Post # 1
My FH and I decided that we really want to get married in Kauai. Basically, where we live, it was simply cheaper to smoosh together the ceremony and honeymoon in Kauai than it would have been for us to rent an outdoor venu to hold the ceremony and then plan a honeymoon.
Since Kauai is so far away, we will be having a reception in our home town about a week after we come back so that everyone can celebrate with us without having to worry about the expense of a trip.
The problem is that we don’t want anyone to purposely feel excluded from our ceremony, so I would like to include something like “you are invited to the ceremony if you are able to attend, but don’t feel like you are obligated since we are having a reception at home” but I’m not sure how to word it.
Does this all make sense? Perhaps I’m just making it into a bigger deal than it is and should just invite the guests to the reception only. If I put something like “we are getting married in Kauai!” people should understand, right?
Any advice? 🙂
Post # 3
@mandajwach: You don’t need to mention that you know lots of people won’t be able to make it.
You could do your RSVP
____ See you in Kuai
_____ See you at home reception
_____ See you at both
______ Don’t wanna come at all.
Post # 4
How about just “You’re invited to our ceremony in PLACE on DATE and reception in PLACE on DATE. We would love to have you at both but understand if you wish to attend the reception.”
Post # 5
@mandajwach: If I was invited to a DW, I would expect a reception not just a ceremony.
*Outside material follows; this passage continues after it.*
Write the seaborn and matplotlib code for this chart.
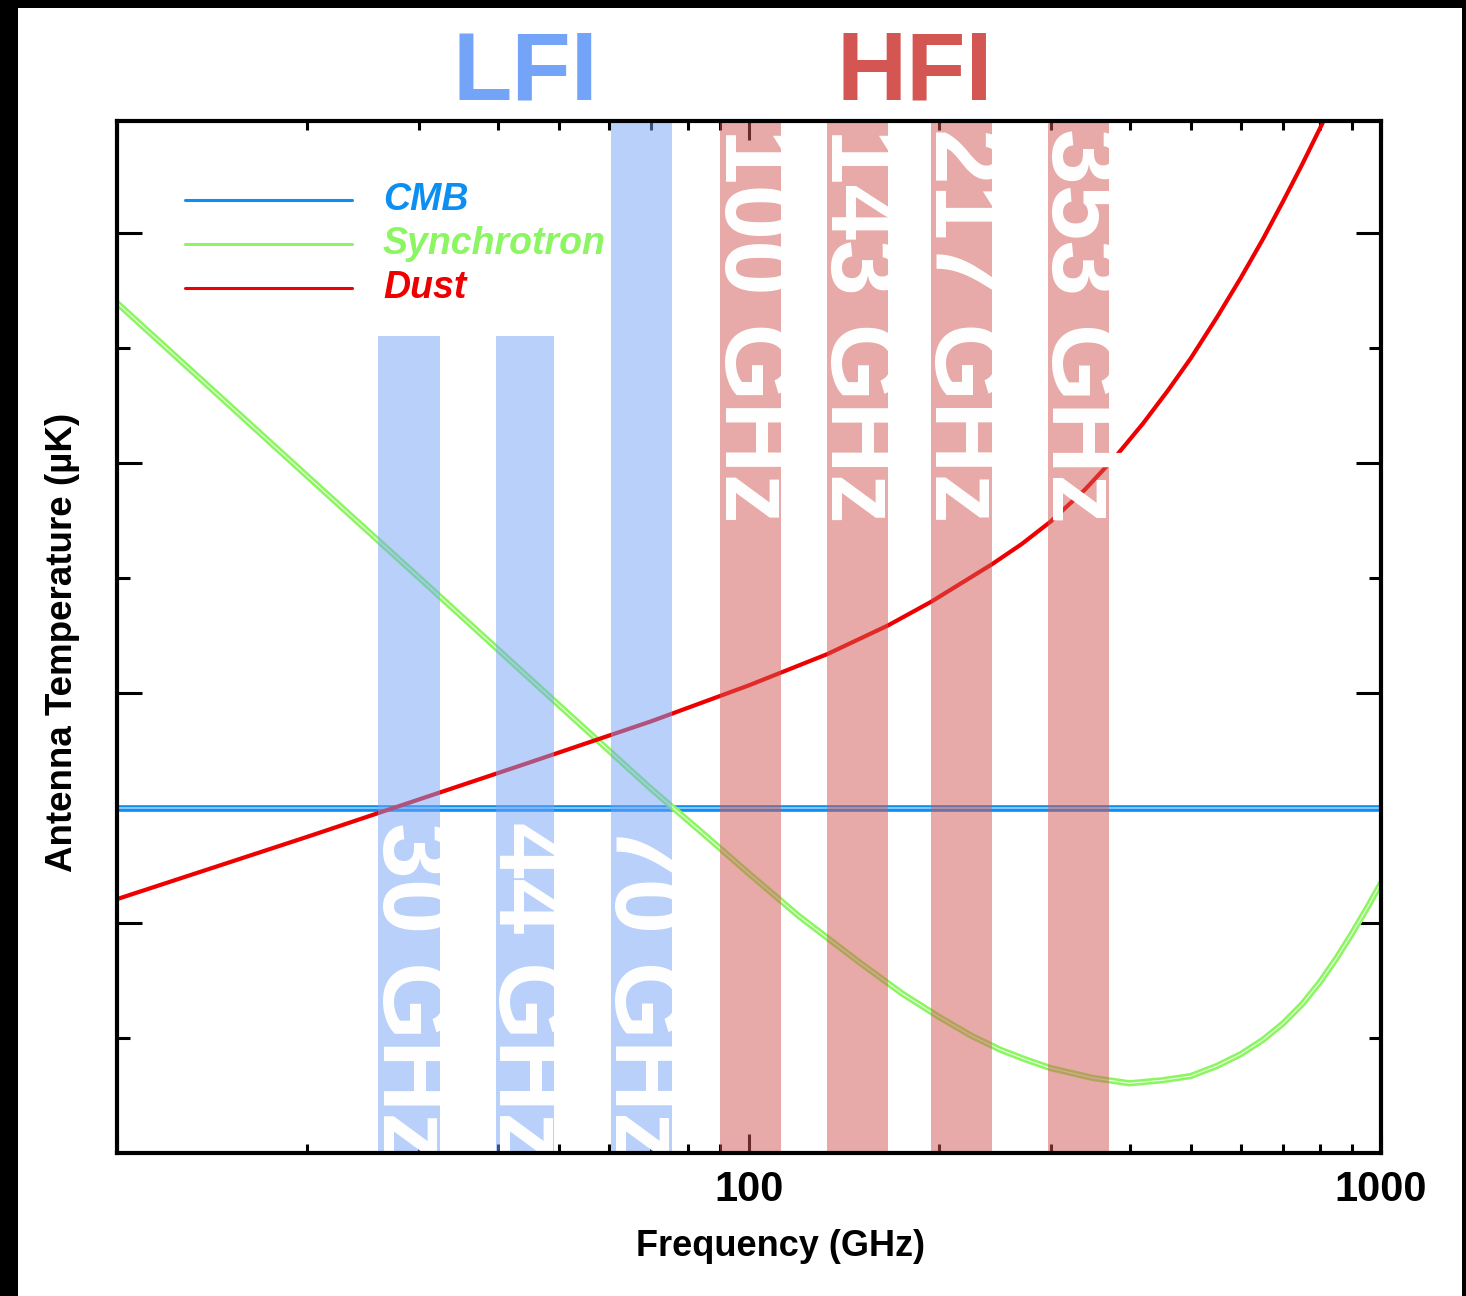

I kind of feel if you ask people to travel that far, you need to provide them a reception while they’re there, but that’s just me.
Post # 6
Who’s going to the DW? If it’s strictly family, you don’t have to send invitations to everyone and expect them to go to your AHR as well. Just send invites for the AHR and word them as follows:
Bride name & Groom Name Married on x date @ x location
Please join Mr. & Mrs. X for a celebration of their marriage on X date @ x time / location
They’re basically wedding announcements.